Here's a matchup to watch in Sunday's Dolphins-Browns game:

Miami's offensive play-calling vs. Cleveland's defensive play-calling

This is an intriguing story line for a number of reasons. For starters, Dolphins offensive coordinator Brian Daboll held the same position in Cleveland the previous two seasons. He is very familiar with the majority of the Browns' defensive personnel, and he is capable of putting together a creative, strong game plan.

In Miami, Daboll has a better WR corps to work with than he did in Cleveland. Brandon Marshall is an elite talent, and Davone Bess is one of the game's better inside receivers. The Dolphins also have an intriguing RB tandem in Reggie Bush and Daniel Thomas. The offensive line, while not a strength, does have a blue-chip left tackle (Jake Long) protecting QB Chad Henne's blind side.

Henne was sharp in the Dolphins' season-opening loss to New England, completing 30-of-49 passes for 416 yards with two TDs and one interception. He wasn't nearly as effective in Week Two vs. Houston, however. He completed just 12-of-30 passes for 170 yards with one touchdown and an interception in Miami's 23-13 loss.

If Henne throws with accuracy and shows he consistently can test the Browns' secondary downfield, the Dolphins' offense could pose a tough matchup for Cleveland, given their variety of weapons in the running and passing games and Daboll's imaginative streak. When in rhythm, this offense can be formidable.

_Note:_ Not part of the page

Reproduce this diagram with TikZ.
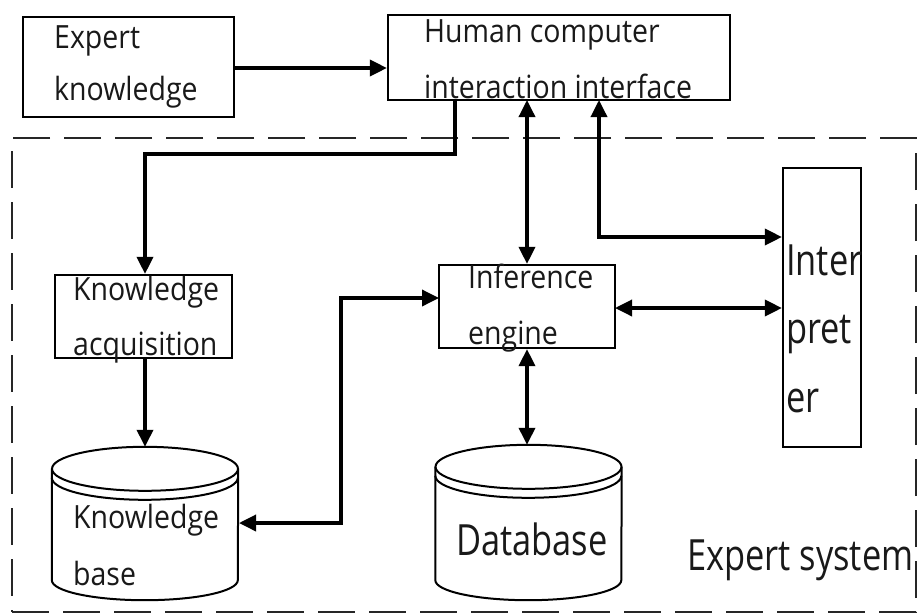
\documentclass[tikz,border=0pt]{standalone}
\usepackage{fontspec}
\setmainfont{Open Sans}
\newfontfamily\lblfont{Open Sans}[FakeStretch=0.89]
\newfontfamily\bigfont{Open Sans}[FakeStretch=0.8]
\usetikzlibrary{arrows.meta,calc}

\tikzset{
  box/.style={draw=black, line width=2.2pt, inner sep=0pt, rectangle},
  conn/.style={line width=3.5pt, draw=black},
  tip/.style={-{Triangle[length=17pt,width=16pt]}},
  tips/.style={{Triangle[length=17pt,width=16pt]}-{Triangle[length=17pt,width=16pt]}},
  lbl/.style={anchor=base west, inner sep=0pt, text=black!90,
    font=\lblfont\fontsize{32pt}{38pt}\selectfont},
  biglbl/.style={anchor=base west, inner sep=0pt, text=black!90,
    font=\bigfont\fontsize{43pt}{50pt}\selectfont},
  drumzone/.style={inner sep=0pt, minimum width=186pt, minimum height=153pt},
  frame/.style={draw=black!85, line width=2.4pt, dash pattern=on 37pt off 14pt}
}

% storage drum: top ellipse, a second front rim, sides and a rounded bottom
\newcommand\drawdrum[1]{%
  \draw[line width=2pt] ([yshift=-22pt]#1.north) ellipse [x radius=93pt, y radius=22pt];
  \draw[line width=2pt] ([yshift=-31pt]#1.north west)
     arc [start angle=180, end angle=360, x radius=93pt, y radius=22pt];
  \draw[line width=2pt] ([yshift=-22pt]#1.north west) -- ([yshift=20pt]#1.south west)
     arc [start angle=180, end angle=360, x radius=93pt, y radius=20pt]
     -- ([yshift=-22pt]#1.north east);
}

\begin{document}
\begin{tikzpicture}[x=1pt, y=-1pt]
  \useasboundingbox[fill=white] (0,0) rectangle (917,614);

  % expert system boundary
  \node[frame, inner sep=0pt, minimum width=904pt, minimum height=474pt] (esys) at (464,375) {};

  % boxes
  \node[box, minimum width=211pt, minimum height=100pt] (ek)  at (128.5,67) {};
  \node[box, minimum width=342pt, minimum height=85pt]  (hci) at (559,57.5) {};
  \node[box, minimum width=177pt, minimum height=83pt]  (ka)  at (143.5,316.5) {};
  \node[box, minimum width=176pt, minimum height=83pt]  (ie)  at (527,306.5) {};
  \node[box, minimum width=78pt,  minimum height=279pt] (ip)  at (822,307.5) {};

  % drums
  \node[drumzone] (kb) at (145,523.5) {};
  \node[drumzone, minimum height=155pt] (db) at (528.5,522.5) {};
  \drawdrum{kb}
  \drawdrum{db}

  % labels
  \node[lbl] (ek1) at (54,48)  {Expert};
  \node[lbl] (ek2) at (54,100) {knowledge};
  \node[lbl] (hci1) at (424,42) {Human computer};
  \node[lbl] (hci2) at (424,98) {interaction interface};
  \node[lbl] (ka1) at (73,300) {Knowledge};
  \node[lbl] (ka2) at (73,355) {acquisition};
  \node[lbl] (ie1) at (468,288) {Inference};
  \node[lbl] (ie2) at (468,344) {engine};
  \node[lbl] (kb1) at (73,528) {Knowledge};
  \node[lbl] (kb2) at (73,585) {base};
  \node[biglbl] (ip1) at (786,275) {Inter};
  \node[biglbl] (ip2) at (786,343) {pret};
  \node[biglbl] (ip3) at (786,412) {er};
  \node[biglbl] (dbl) at (456,555) {Database};
  \node[biglbl] (esl) at (687,570) {Expert system};

  % routing points
  \coordinate (hciL) at (455,100);
  \coordinate (hciM) at (527,100);
  \coordinate (hciR) at (599,100);
  \coordinate (ieW) at (439,298);
  \coordinate (ieE) at (615,308);
  \coordinate (kbE) at (239,523);

  % connectors
  \draw[conn, tip] (ek.east |- 0,68) -- (hci.west |- 0,68);
  \draw[conn, tip] (hciL) |- (145,154) -- (ka.north -| 145,0);
  \draw[conn, tip] (ka.south -| 145,0) -- (kb.north);
  \draw[conn, tips] (hciM) -- (ie.north -| 527,0);
  \draw[conn, tips] (hciR) |- (ip.west |- 0,237);
  \draw[conn, tips] (ieE) -- (ip.west |- ieE);
  \draw[conn, tips] (ie.south -| 527,0) -- (db.north -| 527,0);
  \draw[conn, tips] (ieW) -| (341,523) -- (kbE);
\end{tikzpicture}
\end{document}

Jauron, the Bills' head coach from 2006-09, is familiar with Henne, although the Dolphins' offensive personnel has changed significantly in the past two seasons. On balance, Jauron's Cleveland defense is off to a solid start. The unit showed marked improvement in Week Two, making fewer mistakes. An alignment miscue that left WR A.J. Green wide open cost Cleveland dearly in Week One, but there were no glaring mix-ups in the win at Indianapolis.

Some clear strengths have emerged for the Browns' defense: the DT tandem of Ahtyba Rubin and Phil Taylor, MLB D'Qwell Jackson's playmaking ability, CB Joe Haden's tight coverage. Other defenders playing well early: CB Sheldon Brown, DE Jayme Mitchell, DE Jabaal Sheard and S Usama Young. The Browns have allowed just 579 yards in two games, and only five defenses have surrendered fewer yards entering Week Three.

Can Jauron's defense continue to improve? Will Daboll, who knows Cleveland's personnel so well, craft a plan that gives Miami the edge? Browns observers aware of the club's recent history surely will watch this battle closely.